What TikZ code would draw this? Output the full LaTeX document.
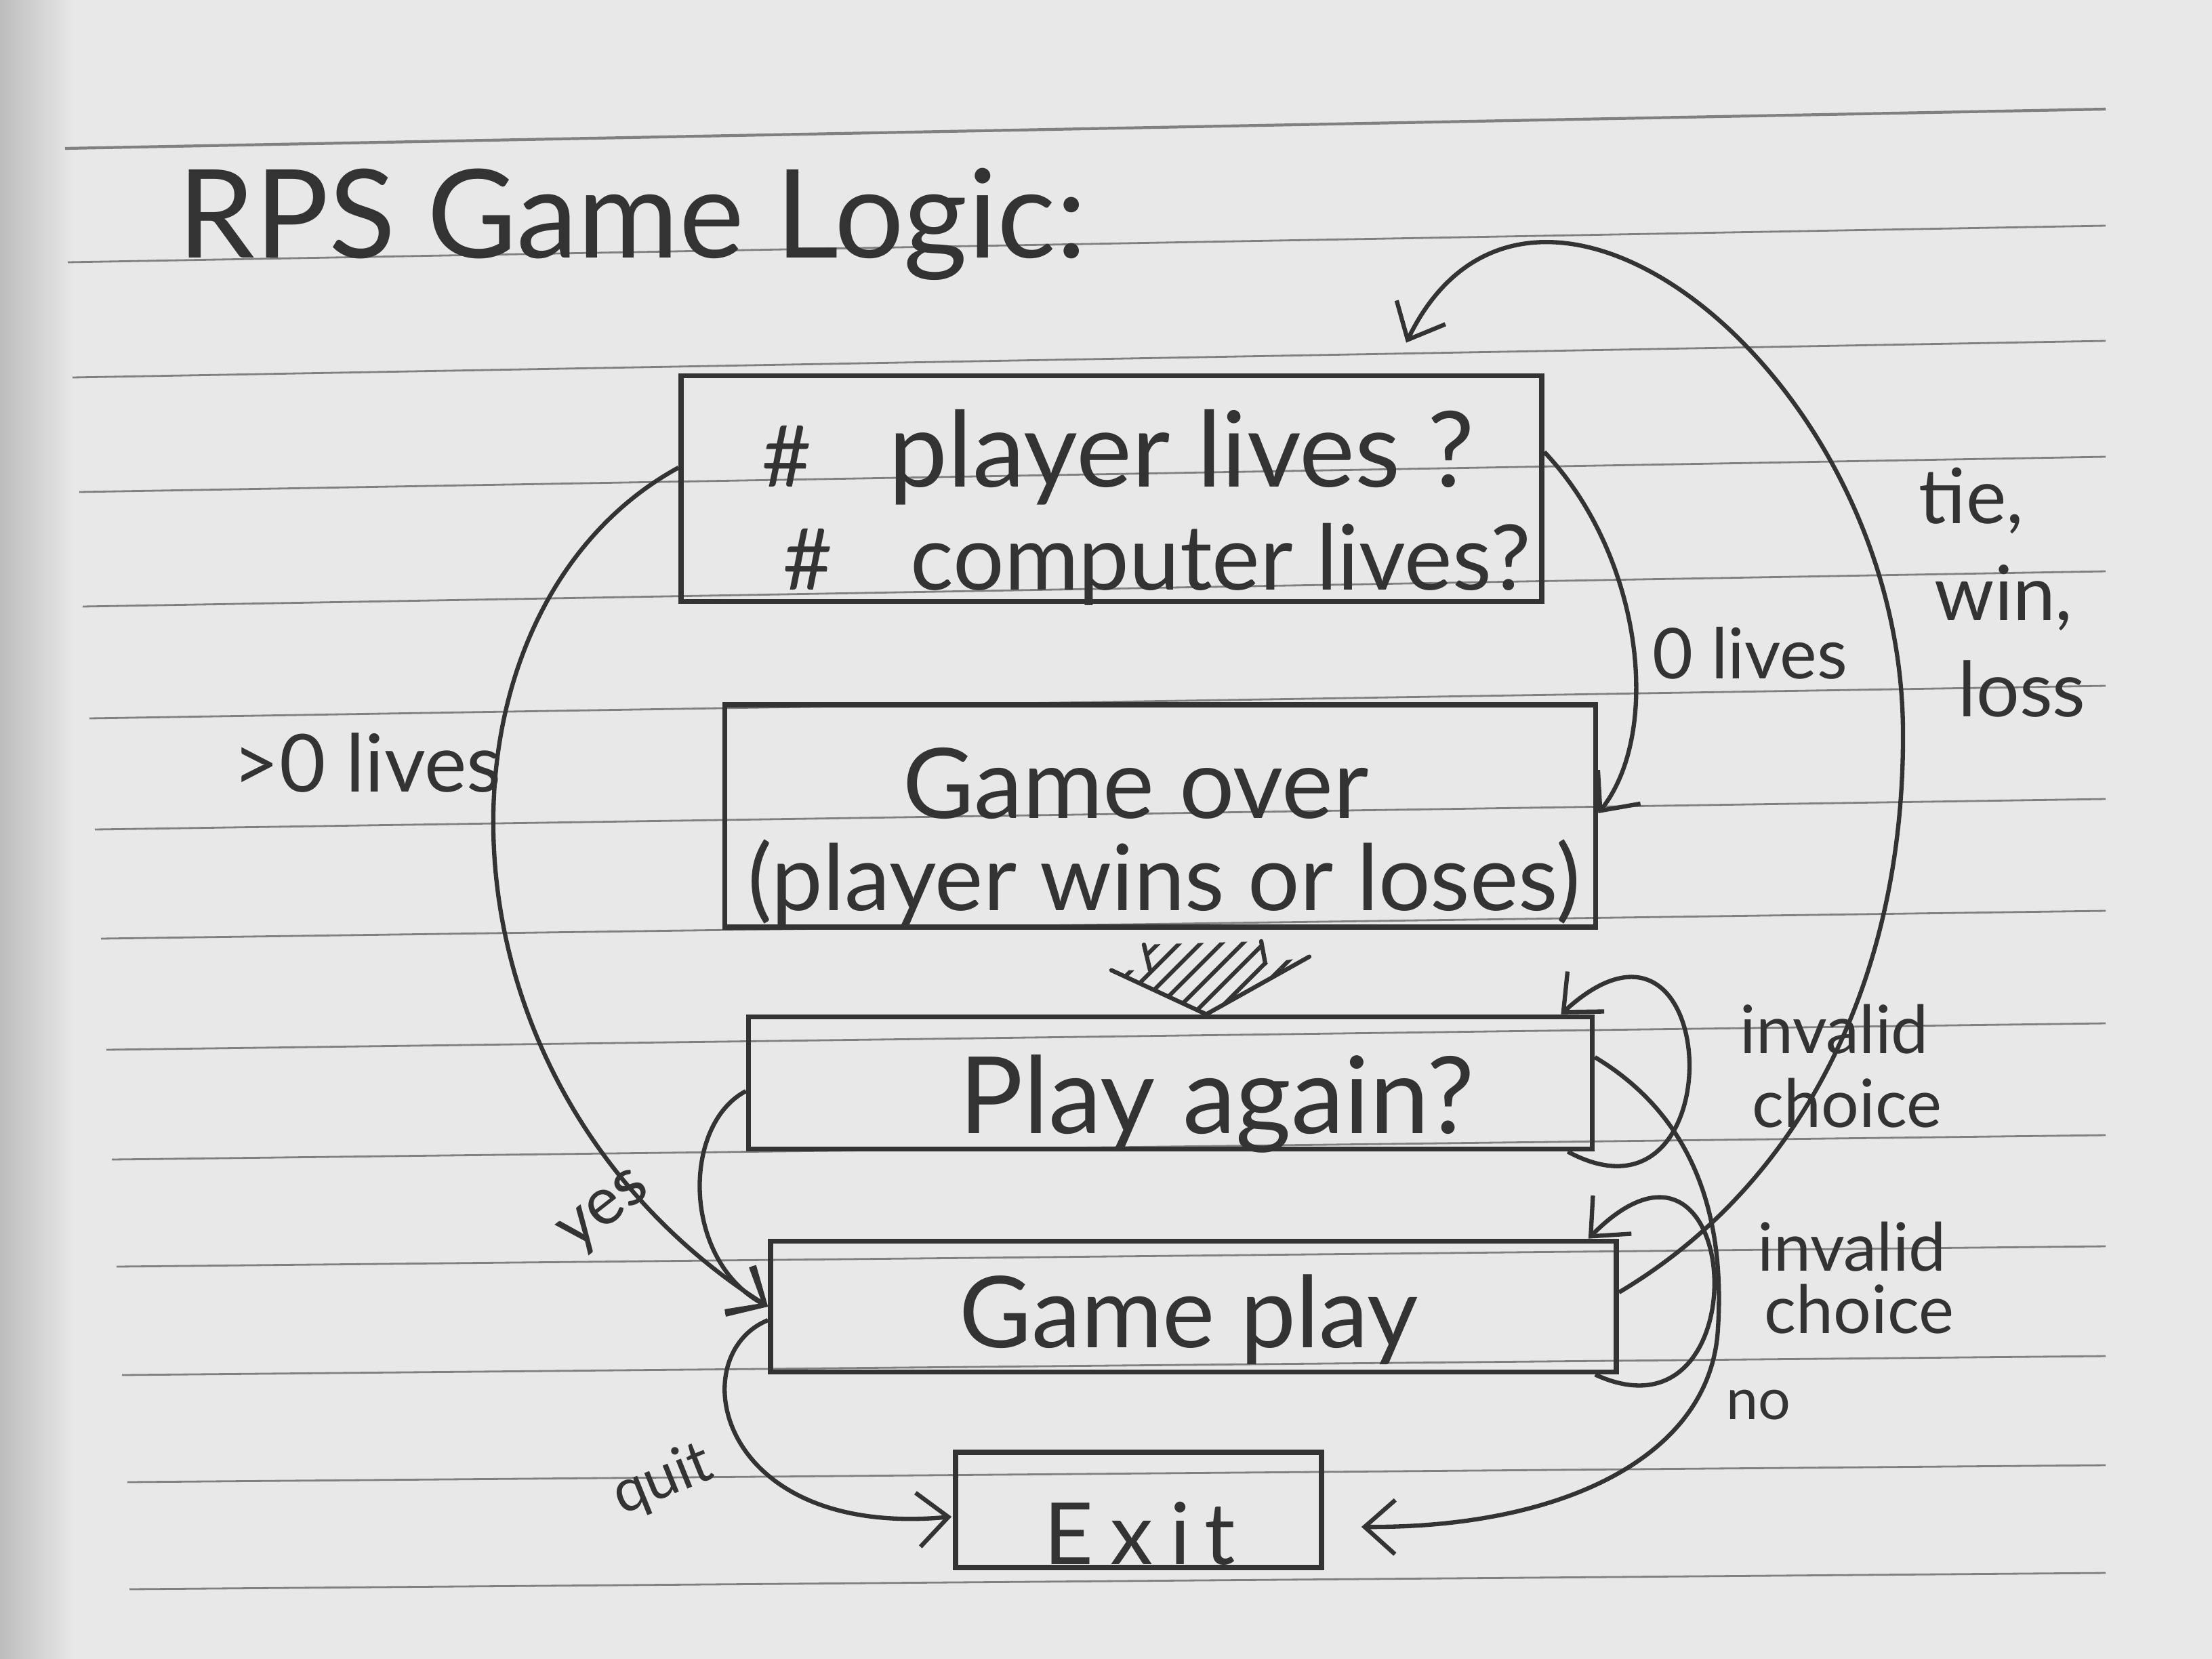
\documentclass[tikz,border=0pt]{standalone}
\usepackage{fontspec}
\usepackage{graphicx}
\newfontfamily\hand{Lato}
\usetikzlibrary{arrows.meta,calc,patterns.meta}
\definecolor{paper}{HTML}{E8E8E8}
\definecolor{ink}{HTML}{333333}
\definecolor{rulec}{HTML}{808080}
\definecolor{shadec}{HTML}{BDBDBD}
\begin{document}
\begin{tikzpicture}[x=0.1mm,y=-0.1mm,
  box/.style={draw=ink, line width=2.2pt, rectangle, inner sep=0pt},
  conn/.style={draw=ink, line width=1.8pt, -{Straight Barb[length=4.5mm,width=8mm]}},
  stroke/.style={draw=ink, line width=1.8pt, line cap=round},
  txt/.style={text=ink, inner sep=0pt, font=\hand},
  labA/.style={txt, font=\hand\fontsize{32pt}{34pt}\selectfont},
  labB/.style={txt, font=\hand\fontsize{28pt}{30pt}\selectfont},
  rulel/.style={draw=rulec, line width=0.8pt}]
\useasboundingbox (0,0) rectangle (3264,2448);
\fill[paper] (0,0) rectangle (3264,2448);
\shade[left color=shadec, right color=paper] (0,0) rectangle (110,2448);
% ruled paper lines
\draw[rulel, line width=1.2pt] (96,219) -- (3107,161);
\foreach \xl/\yl/\yr in {100/387/333, 107/557/503, 117/726/674, 122/895/843,
  132/1060/1012, 140/1224/1179, 149/1385/1344, 157/1549/1510, 165/1711/1675,
  172/1869/1839, 180/2029/2001, 188/2187/2162, 191/2345/2321}
  \draw[rulel] (\xl,\yl) -- (3107,\yr);

% title
\node[txt, anchor=base west] (title) at (262,380) {\resizebox{134mm}{!}{RPS Game Logic:}};

% boxes
\node[box, minimum width=127mm, minimum height=33.3mm] (lives) at (1640,721) {};
\node[box, minimum width=128.5mm, minimum height=32.8mm] (gameover) at (1712,1204) {};
\node[box, minimum width=124.5mm, minimum height=19.5mm] (again) at (1727,1598) {};
\node[box, minimum width=124.8mm, minimum height=19.3mm] (gameplay) at (1761,1928) {};
\node[box, minimum width=54mm, minimum height=17mm] (exitbox) at (1680,2228) {};

% box texts
\node[txt, anchor=base west] (h1) at (1124,718) {\resizebox{7.3mm}{!}{\#}};
\node[txt, anchor=base west] (l1) at (1311,718) {\resizebox{86.4mm}{!}{player lives ?}};
\node[txt, anchor=base west] (h2) at (1155,870) {\resizebox{7.3mm}{!}{\#}};
\node[txt, anchor=base west] (l2) at (1343,870) {\resizebox{91.5mm}{!}{computer lives?}};
\node[txt, anchor=base west] (go1) at (1332,1207) {\resizebox{68.7mm}{!}{Game over}};
\node[txt, anchor=base west] (go2) at (1103,1343) {\resizebox{122.8mm}{!}{(player wins or loses)}};
\node[txt, anchor=base west] (pa) at (1415,1672) {\resizebox{76mm}{!}{Play again?}};
\node[txt, anchor=base west] (gp) at (1415,1988) {\resizebox{67.7mm}{!}{Game play}};
\node[txt, anchor=base west, font=\hand\fontsize{36pt}{38pt}\selectfont] (ex) at (1540,2308) {E\kern2.5mm x\kern2.5mm i\kern2mm t};

% labels
\node[txt, anchor=base west] (lgt) at (343,1168) {\resizebox{39.6mm}{!}{>0 lives}};
\node[txt, anchor=base west] (lzero) at (2438,1001) {\resizebox{28.7mm}{!}{0 lives}};
\node[labA, anchor=base west] (ltie) at (2831,772) {tie,};
\node[labA, anchor=base west] (lwin) at (2854,915) {win,};
\node[labA, anchor=base west] (lloss) at (2889,1057) {loss};
\node[labB, anchor=base west] (linv1) at (2567,1554) {invalid};
\node[labB, anchor=base west] (lch1) at (2585,1663) {choice};
\node[labB, anchor=base west] (linv2) at (2593,1875) {invalid};
\node[labB, anchor=base west] (lch2) at (2603,1967) {choice};
\node[txt, anchor=base west, font=\hand\fontsize{24pt}{26pt}\selectfont] (lno) at (2547,2094) {no};
\node[labB, rotate=38] (lyes) at (895,1790) {yes};
\node[txt, rotate=22, font=\hand\fontsize{25pt}{27pt}\selectfont] (lquit) at (978,2185) {quit};

% connectors
\draw[conn] ($(lives.west)+(0,-31)$) .. controls +(-383,210) and +(-515,-328) .. (gameplay.west);
\draw[conn] ($(again.west)+(0,12)$) .. controls +(-95,50) and +(-127,-68) .. (gameplay.west);
\draw[conn] ($(gameplay.west)+(0,20)$) .. controls +(-127,52) and +(-348,32) .. ($(exitbox.west)+(-2,10)$);
\draw[conn] ($(lives.east)+(0,-54)$) .. controls +(145,153) and +(95,-120) .. ($(gameover.east)+(0,-4)$);
\draw[conn] ($(again.south east)+(-40,0)$) .. controls +(250,135) and +(240,-220) .. ($(again.north east)+(-50,0)$);
\draw[conn] ($(gameplay.south east)+(-35,0)$) .. controls +(250,115) and +(230,-232) .. ($(gameplay.north east)+(-45,0)$);
\coordinate (noturn) at (2535,1960);
\draw[conn] ($(again.east)+(0,-38)$) .. controls +(150,90) and +(10,-160) .. (noturn)
  .. controls +(-10,190) and +(295,2) .. ($(exitbox.east)+(55,25)$);
\coordinate (tieturn) at (2808,1080);
\draw[conn] ($(gameplay.east)+(0,-21)$) .. controls +(265,-157) and +(2,370) .. (tieturn)
  .. controls +(-2,-530) and +(185,-380) .. ($(lives.north)+(435,-45)$);

% hatched block arrow from Game over to Play again
\coordinate (ba) at ($(gameover.south)+(65,27)$);
\coordinate (bt) at ($(again.north)+(53,0)$);
\fill[pattern={Lines[angle=45,distance=2.2mm,line width=0.6mm]}, pattern color=ink]
  ($(ba)+(-89,-5)$) -- ($(bt)+(-83,-65)$) -- ($(bt)+(-140,-65)$) -- (bt)
  -- ($(bt)+(152,-85)$) -- ($(bt)+(87,-75)$) -- ($(ba)+(84,-10)$) -- cycle;
\draw[stroke] ($(ba)+(-89,-5)$) -- ($(bt)+(-83,-65)$);
\draw[stroke] ($(ba)+(84,-10)$) -- ($(bt)+(87,-75)$);
\draw[stroke] ($(bt)+(-140,-65)$) -- (bt) -- ($(bt)+(152,-85)$);
\end{tikzpicture}
\end{document}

> [WRITTEN PROBLEM]:
Without the pictures, retype the whole of the material above exactly.

> [EXPECTED ANSWER]:
What TikZ code would draw this? Output the full LaTeX document.
\documentclass[tikz,border=0pt]{standalone}
\usepackage{fontspec}
\usepackage{graphicx}
\newfontfamily\hand{Lato}
\usetikzlibrary{arrows.meta,calc,patterns.meta}
\definecolor{paper}{HTML}{E8E8E8}
\definecolor{ink}{HTML}{333333}
\definecolor{rulec}{HTML}{808080}
\definecolor{shadec}{HTML}{BDBDBD}
\begin{document}
\begin{tikzpicture}[x=0.1mm,y=-0.1mm,
  box/.style={draw=ink, line width=2.2pt, rectangle, inner sep=0pt},
  conn/.style={draw=ink, line width=1.8pt, -{Straight Barb[length=4.5mm,width=8mm]}},
  stroke/.style={draw=ink, line width=1.8pt, line cap=round},
  txt/.style={text=ink, inner sep=0pt, font=\hand},
  labA/.style={txt, font=\hand\fontsize{32pt}{34pt}\selectfont},
  labB/.style={txt, font=\hand\fontsize{28pt}{30pt}\selectfont},
  rulel/.style={draw=rulec, line width=0.8pt}]
\useasboundingbox (0,0) rectangle (3264,2448);
\fill[paper] (0,0) rectangle (3264,2448);
\shade[left color=shadec, right color=paper] (0,0) rectangle (110,2448);
% ruled paper lines
\draw[rulel, line width=1.2pt] (96,219) -- (3107,161);
\foreach \xl/\yl/\yr in {100/387/333, 107/557/503, 117/726/674, 122/895/843,
  132/1060/1012, 140/1224/1179, 149/1385/1344, 157/1549/1510, 165/1711/1675,
  172/1869/1839, 180/2029/2001, 188/2187/2162, 191/2345/2321}
  \draw[rulel] (\xl,\yl) -- (3107,\yr);

% title
\node[txt, anchor=base west] (title) at (262,380) {\resizebox{134mm}{!}{RPS Game Logic:}};

% boxes
\node[box, minimum width=127mm, minimum height=33.3mm] (lives) at (1640,721) {};
\node[box, minimum width=128.5mm, minimum height=32.8mm] (gameover) at (1712,1204) {};
\node[box, minimum width=124.5mm, minimum height=19.5mm] (again) at (1727,1598) {};
\node[box, minimum width=124.8mm, minimum height=19.3mm] (gameplay) at (1761,1928) {};
\node[box, minimum width=54mm, minimum height=17mm] (exitbox) at (1680,2228) {};

% box texts
\node[txt, anchor=base west] (h1) at (1124,718) {\resizebox{7.3mm}{!}{\#}};
\node[txt, anchor=base west] (l1) at (1311,718) {\resizebox{86.4mm}{!}{player lives ?}};
\node[txt, anchor=base west] (h2) at (1155,870) {\resizebox{7.3mm}{!}{\#}};
\node[txt, anchor=base west] (l2) at (1343,870) {\resizebox{91.5mm}{!}{computer lives?}};
\node[txt, anchor=base west] (go1) at (1332,1207) {\resizebox{68.7mm}{!}{Game over}};
\node[txt, anchor=base west] (go2) at (1103,1343) {\resizebox{122.8mm}{!}{(player wins or loses)}};
\node[txt, anchor=base west] (pa) at (1415,1672) {\resizebox{76mm}{!}{Play again?}};
\node[txt, anchor=base west] (gp) at (1415,1988) {\resizebox{67.7mm}{!}{Game play}};
\node[txt, anchor=base west, font=\hand\fontsize{36pt}{38pt}\selectfont] (ex) at (1540,2308) {E\kern2.5mm x\kern2.5mm i\kern2mm t};

% labels
\node[txt, anchor=base west] (lgt) at (343,1168) {\resizebox{39.6mm}{!}{>0 lives}};
\node[txt, anchor=base west] (lzero) at (2438,1001) {\resizebox{28.7mm}{!}{0 lives}};
\node[labA, anchor=base west] (ltie) at (2831,772) {tie,};
\node[labA, anchor=base west] (lwin) at (2854,915) {win,};
\node[labA, anchor=base west] (lloss) at (2889,1057) {loss};
\node[labB, anchor=base west] (linv1) at (2567,1554) {invalid};
\node[labB, anchor=base west] (lch1) at (2585,1663) {choice};
\node[labB, anchor=base west] (linv2) at (2593,1875) {invalid};
\node[labB, anchor=base west] (lch2) at (2603,1967) {choice};
\node[txt, anchor=base west, font=\hand\fontsize{24pt}{26pt}\selectfont] (lno) at (2547,2094) {no};
\node[labB, rotate=38] (lyes) at (895,1790) {yes};
\node[txt, rotate=22, font=\hand\fontsize{25pt}{27pt}\selectfont] (lquit) at (978,2185) {quit};

% connectors
\draw[conn] ($(lives.west)+(0,-31)$) .. controls +(-383,210) and +(-515,-328) .. (gameplay.west);
\draw[conn] ($(again.west)+(0,12)$) .. controls +(-95,50) and +(-127,-68) .. (gameplay.west);
\draw[conn] ($(gameplay.west)+(0,20)$) .. controls +(-127,52) and +(-348,32) .. ($(exitbox.west)+(-2,10)$);
\draw[conn] ($(lives.east)+(0,-54)$) .. controls +(145,153) and +(95,-120) .. ($(gameover.east)+(0,-4)$);
\draw[conn] ($(again.south east)+(-40,0)$) .. controls +(250,135) and +(240,-220) .. ($(again.north east)+(-50,0)$);
\draw[conn] ($(gameplay.south east)+(-35,0)$) .. controls +(250,115) and +(230,-232) .. ($(gameplay.north east)+(-45,0)$);
\coordinate (noturn) at (2535,1960);
\draw[conn] ($(again.east)+(0,-38)$) .. controls +(150,90) and +(10,-160) .. (noturn)
  .. controls +(-10,190) and +(295,2) .. ($(exitbox.east)+(55,25)$);
\coordinate (tieturn) at (2808,1080);
\draw[conn] ($(gameplay.east)+(0,-21)$) .. controls +(265,-157) and +(2,370) .. (tieturn)
  .. controls +(-2,-530) and +(185,-380) .. ($(lives.north)+(435,-45)$);

% hatched block arrow from Game over to Play again
\coordinate (ba) at ($(gameover.south)+(65,27)$);
\coordinate (bt) at ($(again.north)+(53,0)$);
\fill[pattern={Lines[angle=45,distance=2.2mm,line width=0.6mm]}, pattern color=ink]
  ($(ba)+(-89,-5)$) -- ($(bt)+(-83,-65)$) -- ($(bt)+(-140,-65)$) -- (bt)
  -- ($(bt)+(152,-85)$) -- ($(bt)+(87,-75)$) -- ($(ba)+(84,-10)$) -- cycle;
\draw[stroke] ($(ba)+(-89,-5)$) -- ($(bt)+(-83,-65)$);
\draw[stroke] ($(ba)+(84,-10)$) -- ($(bt)+(87,-75)$);
\draw[stroke] ($(bt)+(-140,-65)$) -- (bt) -- ($(bt)+(152,-85)$);
\end{tikzpicture}
\end{document}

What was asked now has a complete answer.